As an English Literature student, I didn’t have to do a dissertation. If I did do one, I wouldn’t get as much guidance while writing 10,000 words compared to someone writing a 4000 essay who was also going to lectures and seminars, only to end up with the same 20 credits they would also receive. For many doing English Lit, this was a reason to not do one. There were quite a few of us however, who decided to do a dissertation anyway.
Personally, I wouldn’t have felt as though I had had the full experience if I had left uni without writing a dissertation. It was the one thing I had always heard older cousins and friends complaining about, and it was the thing I had always expected to do at university. So, with a bit of trepidation, I decided to do it.
It was the most difficult thing I have ever done, I will fully admit that. Despite the fact that I absolutely loved my dissertation subject so much, and had done for years before even coming to study Literature at uni – there’s a tattoo to prove it – it was so much more work and stress than I really anticipated.
Really trying to narrow down my subject focus and write drafts while simultaneously still reading absolutely every book, journal, online article that I could find proved challenging, and I definitely couldn’t thank my tutor, or my friends who had already been through the dissertation enough. If it wasn’t for their advice and guidance, I’m fairly sure I would have just given up and panicked far more than necessary.
The stress of writing such a huge piece of work with significantly less help that was available in past modules and years, was a challenge. But, it was also a blessing of sorts. The dissertation could be whatever you wanted it to be. There were no set questions, or harsh guidelines, it could be on or about anything, and that’s what appealed to be so much. Despite the fact it was the hardest assignment that I have ever done at university, it was probably also the most rewarding.
I won’t lie – I remember finally finishing my dissertation at exactly 1.14am on a Tuesday morning and promptly bursting into tears in sheer relief that it was over, but I was also actually quite proud that I had managed to write 10,000 words on my own, on a subject I was passionate enough about to do all that research for, and find an angle that intrigued me that much.
Writing a dissertation is definitely an extremely challenging thing to take on. It’s time-consuming, difficult and stressful, and at times can feel like it is just genuinely impossible. But once you overcome each hurdle- which will happen- it’s the best feeling to be holding that bound copy of your own original piece of work, that you’ve put so much of yourself into.
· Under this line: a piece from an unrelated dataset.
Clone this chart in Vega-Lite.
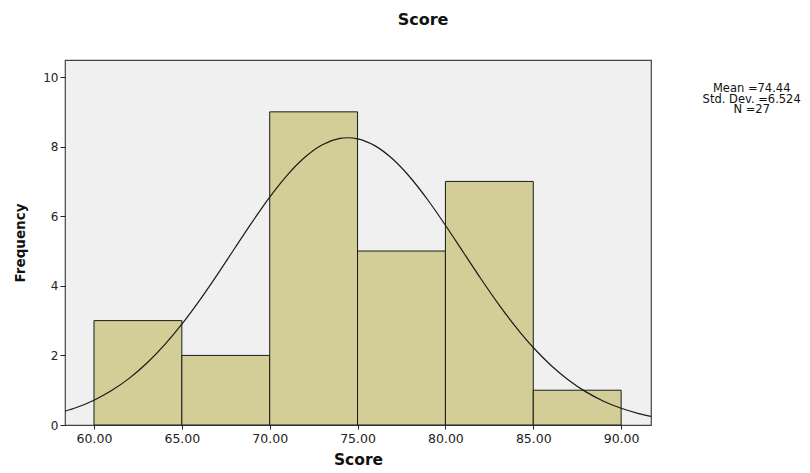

If you have the choice to do a dissertation, I really recommend it. The freedom to write on what I was most passionate about in literature, from whichever angle I chose was probably the academic highlight of my three years at university. If you have the chance to write one, and you’re lucky enough to have something you’re really passionate about – then do it! Once you’re holding that bound copy in your hands going through the compulsory dissertation photoshoot, you’ll be so happy that you did.